(begin)

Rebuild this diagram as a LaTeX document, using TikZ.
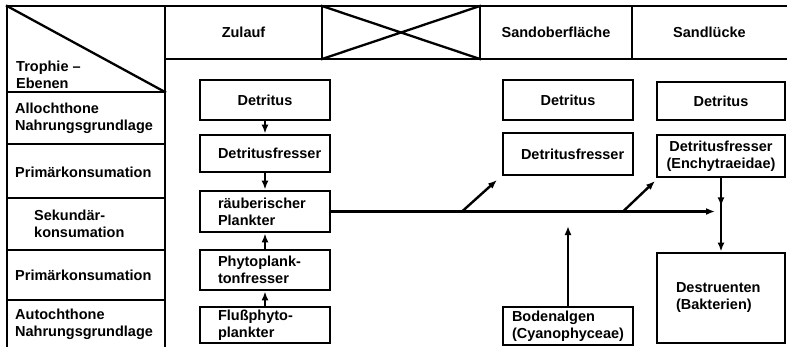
\documentclass[tikz,border=0pt]{standalone}
\usepackage{fontspec}
\setmainfont{Liberation Sans}
\usetikzlibrary{positioning,arrows.meta,calc}
\tikzset{
  grid/.style={line width=2.3pt,line cap=rect},
  box/.style={draw,line width=2.8pt,inner sep=0pt,minimum width=130pt,text width=94pt,align=center,font=\fontsize{14.5}{17}\bfseries\selectfont},
  lbl/.style={inner sep=0pt,align=left,anchor=west,font=\fontsize{14.5}{17}\bfseries\selectfont},
  head/.style={inner sep=0pt,font=\fontsize{14.5}{17}\bfseries\selectfont},
  arr/.style={-{Latex[length=9pt,width=7pt]},line width=2.4pt},
}
\begin{document}
\begin{tikzpicture}[x=1pt,y=-1pt]
\useasboundingbox (0,0) rectangle (787,346);
\draw[grid] (7,346) -- (7,6) -- (787,6);
\draw[grid] (165,6) -- (165,346);
\draw[grid] (165,59) -- (787,59);
\foreach \xx in {322,480,632} \draw[grid] (\xx,6) -- (\xx,59);
\draw[grid] (322,6) -- (480,59) (322,59) -- (480,6);
\draw[grid] (7,6) -- (165,92);
\foreach \yy in {92,144,198,250,300} \draw[grid] (7,\yy) -- (165,\yy);
\node[head] (zul) at (243.5,32) {Zulauf};
\node[head] (sob) at (556,32) {Sandoberfläche};
\node[head] (slu) at (709.5,32) {Sandlücke};
\node[lbl] (tro) at (16,75) {Trophie –\\Ebenen};
\node[lbl] (allo) at (15,118) {Allochthone\\Nahrungsgrundlage};
\node[lbl] (prim1) at (15,172) {Primärkonsumation};
\node[lbl] (sek) at (34,224) {Sekundär-\\konsumation};
\node[lbl] (prim2) at (15,275) {Primärkonsumation};
\node[lbl] (auto) at (15,324) {Autochthone\\Nahrungsgrundlage};
\node[box,minimum height=40pt] (det1) at (265,100) {Detritus};
\node[box,minimum height=37pt] (fre1) at (265,153.5) {Detritusfresser};
\node[box,minimum height=41pt,align=left] (rpl) at (265,211.5) {räuberischer\\Plankter};
\node[box,minimum height=40pt,align=left] (phy) at (265,270) {Phytoplank-\\tonfresser};
\node[box,minimum height=36pt,align=left] (flu) at (265,325) {Flußphyto-\\plankter};
\node[box,minimum height=40pt] (det2) at (568,100) {Detritus};
\node[box,minimum height=42pt] (fre2) at (568,154) {Detritusfresser};
\node[box,minimum height=38pt,text width=112pt,align=left] (bod) at (568,326) {Bodenalgen\\(Cyanophyceae)};
\node[box,minimum width=128pt,minimum height=38pt] (det3) at (721,101) {Detritus};
\node[box,minimum width=128pt,minimum height=42pt,text width=112pt] (enc) at (721,156) {Detritusfresser\\(Enchytraeidae)};
\node[box,minimum width=128pt,minimum height=90pt,text width=90pt,align=left] (des) at (721,298) {Destruenten\\(Bakterien)};
\draw[arr] (det1) -- (fre1);
\draw[arr] (fre1) -- (rpl);
\draw[arr] (phy) -- (rpl);
\draw[arr] (flu) -- (phy);
\coordinate (hz) at ($(enc.south |- rpl.east)+(-6,0)$);
\draw[arr] (rpl.east) -- (hz);
\coordinate (br1) at (462,211.5);
\coordinate (tp1) at (497,180);
\coordinate (br2) at (623,211.5);
\coordinate (tp2) at (655,181);
\draw[arr] (br1) -- (tp1);
\draw[arr] (br2) -- (tp2);
\coordinate (bt) at (bod.north |- 0,226);
\draw[arr] (bod.north) -- (bt);
\draw[arr] (enc.south) -- (des.north);
\draw[arr] (enc.south) -- ++(0,28);
\end{tikzpicture}
\end{document}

(end)

• WORK REQUIRED
Reproduce the material word for word, minus the images.

• COMPLETE RESPONSE
Rebuild this diagram as a LaTeX document, using TikZ.
\documentclass[tikz,border=0pt]{standalone}
\usepackage{fontspec}
\setmainfont{Liberation Sans}
\usetikzlibrary{positioning,arrows.meta,calc}
\tikzset{
  grid/.style={line width=2.3pt,line cap=rect},
  box/.style={draw,line width=2.8pt,inner sep=0pt,minimum width=130pt,text width=94pt,align=center,font=\fontsize{14.5}{17}\bfseries\selectfont},
  lbl/.style={inner sep=0pt,align=left,anchor=west,font=\fontsize{14.5}{17}\bfseries\selectfont},
  head/.style={inner sep=0pt,font=\fontsize{14.5}{17}\bfseries\selectfont},
  arr/.style={-{Latex[length=9pt,width=7pt]},line width=2.4pt},
}
\begin{document}
\begin{tikzpicture}[x=1pt,y=-1pt]
\useasboundingbox (0,0) rectangle (787,346);
\draw[grid] (7,346) -- (7,6) -- (787,6);
\draw[grid] (165,6) -- (165,346);
\draw[grid] (165,59) -- (787,59);
\foreach \xx in {322,480,632} \draw[grid] (\xx,6) -- (\xx,59);
\draw[grid] (322,6) -- (480,59) (322,59) -- (480,6);
\draw[grid] (7,6) -- (165,92);
\foreach \yy in {92,144,198,250,300} \draw[grid] (7,\yy) -- (165,\yy);
\node[head] (zul) at (243.5,32) {Zulauf};
\node[head] (sob) at (556,32) {Sandoberfläche};
\node[head] (slu) at (709.5,32) {Sandlücke};
\node[lbl] (tro) at (16,75) {Trophie –\\Ebenen};
\node[lbl] (allo) at (15,118) {Allochthone\\Nahrungsgrundlage};
\node[lbl] (prim1) at (15,172) {Primärkonsumation};
\node[lbl] (sek) at (34,224) {Sekundär-\\konsumation};
\node[lbl] (prim2) at (15,275) {Primärkonsumation};
\node[lbl] (auto) at (15,324) {Autochthone\\Nahrungsgrundlage};
\node[box,minimum height=40pt] (det1) at (265,100) {Detritus};
\node[box,minimum height=37pt] (fre1) at (265,153.5) {Detritusfresser};
\node[box,minimum height=41pt,align=left] (rpl) at (265,211.5) {räuberischer\\Plankter};
\node[box,minimum height=40pt,align=left] (phy) at (265,270) {Phytoplank-\\tonfresser};
\node[box,minimum height=36pt,align=left] (flu) at (265,325) {Flußphyto-\\plankter};
\node[box,minimum height=40pt] (det2) at (568,100) {Detritus};
\node[box,minimum height=42pt] (fre2) at (568,154) {Detritusfresser};
\node[box,minimum height=38pt,text width=112pt,align=left] (bod) at (568,326) {Bodenalgen\\(Cyanophyceae)};
\node[box,minimum width=128pt,minimum height=38pt] (det3) at (721,101) {Detritus};
\node[box,minimum width=128pt,minimum height=42pt,text width=112pt] (enc) at (721,156) {Detritusfresser\\(Enchytraeidae)};
\node[box,minimum width=128pt,minimum height=90pt,text width=90pt,align=left] (des) at (721,298) {Destruenten\\(Bakterien)};
\draw[arr] (det1) -- (fre1);
\draw[arr] (fre1) -- (rpl);
\draw[arr] (phy) -- (rpl);
\draw[arr] (flu) -- (phy);
\coordinate (hz) at ($(enc.south |- rpl.east)+(-6,0)$);
\draw[arr] (rpl.east) -- (hz);
\coordinate (br1) at (462,211.5);
\coordinate (tp1) at (497,180);
\coordinate (br2) at (623,211.5);
\coordinate (tp2) at (655,181);
\draw[arr] (br1) -- (tp1);
\draw[arr] (br2) -- (tp2);
\coordinate (bt) at (bod.north |- 0,226);
\draw[arr] (bod.north) -- (bt);
\draw[arr] (enc.south) -- (des.north);
\draw[arr] (enc.south) -- ++(0,28);
\end{tikzpicture}
\end{document}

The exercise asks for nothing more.